OWINGS MILLS, Md. -- Pride has been restored in the Baltimore Ravens' run defense. A season after being ranked 20th in stopping the run -- the Ravens' worst showing since 1996 -- Baltimore is back to shutting down big gains and keeping backs out of the end zone.

The Ravens' biggest test comes Sunday, when the NFL's leading rusher comes to Baltimore. How the Ravens hold up against the Minnesota Vikings' Adrian Peterson will determine whether Baltimore wins its third straight game and remains in control of its playoff fate.

This is a statement game for the Ravens' run defense, although no one would acknowledge it is.

"I think the only thing our guys [on defense] are thinking about in terms of making a name for themselves is winning," Ravens coach John Harbaugh said.

In order to win, the Ravens have to contain the powerful back who just became the 28th player in NFL history to surpass 10,000 rushing yards. When teams have held Peterson under 140 yards rushing, they've gone 7-1 against the Vikings this season.

The Ravens are in a much better position to limit Peterson than last season, when the Ravens watched their streak of having a top-five run defense end at six straight years. After winning the Super Bowl, the Ravens upgraded their defensive line by signing end Chris Canty in free agency and moving Haloti Ngata to nose tackle. Baltimore also improved at middle linebacker, where Daryl Smith has made everyone forget that Ray Lewis is no longer playing.

Three-quarters of the way into the season, the Ravens run defense ranks No. 6 in the NFL, giving up 22 yards less on the ground per game than last year.
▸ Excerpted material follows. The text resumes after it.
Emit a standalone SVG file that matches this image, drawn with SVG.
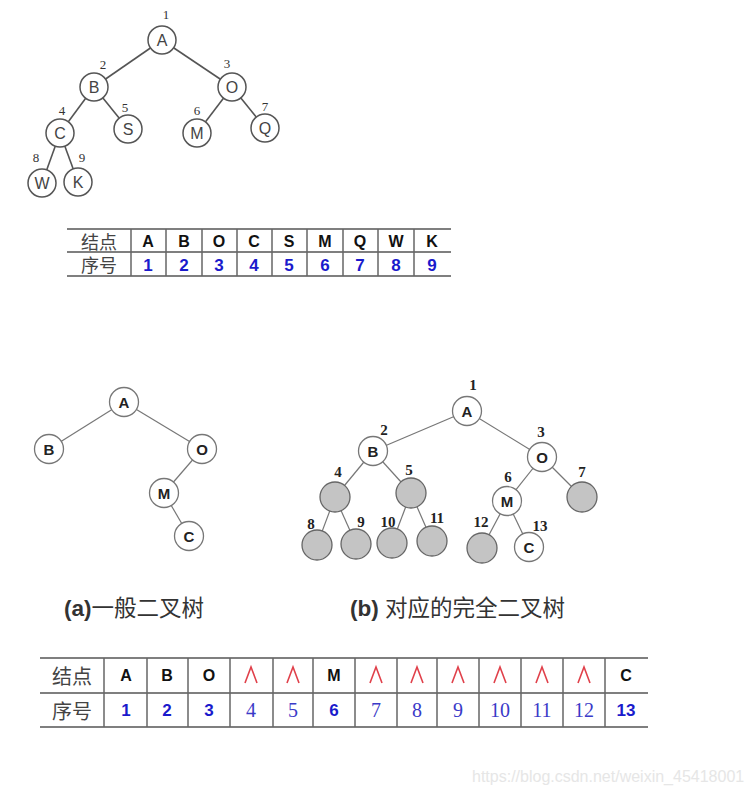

The Ravens also rank first in fewest rushing touchdowns (two), fourth in yards per carry (3.7) and tied for third in 20-yard runs (three).

"We're happy about what we're doing, but we know there's so much more room for us to grow," inside linebacker Jameel McClain said.

The key to slowing down Peterson is not missing tackles, which is easier said than done. Peterson has gained 557 yards after contact this season, which is 110 yards more than anyone else in the NFL. In the Ravens' last and only meeting against Peterson (October 2009), 40 percent of his yards (58 of 143) came after contact.

"You've got to play good fundamental team defense," Canty said. "We've got to be sound. We've got to be in our gaps. We've got to get 11 hats to the ball and swarm him."

The Ravens' run defense hasn't faced many daunting challenges this season. Baltimore has gone against three running backs who rank in the top 10 in the NFL in rushing, which could be the reason why the Ravens have allowed one 100-yard rusher (Green Bay's Eddie Lacy) this season.

The true measuring stick comes Sunday, when the Ravens face a five-time All-Pro running back in Peterson.

"We wouldn't' be in this game if we weren't trying to compete with the best," McClain said. "Our mentality is no different than anybody else's mentality, but the result remains to be seen."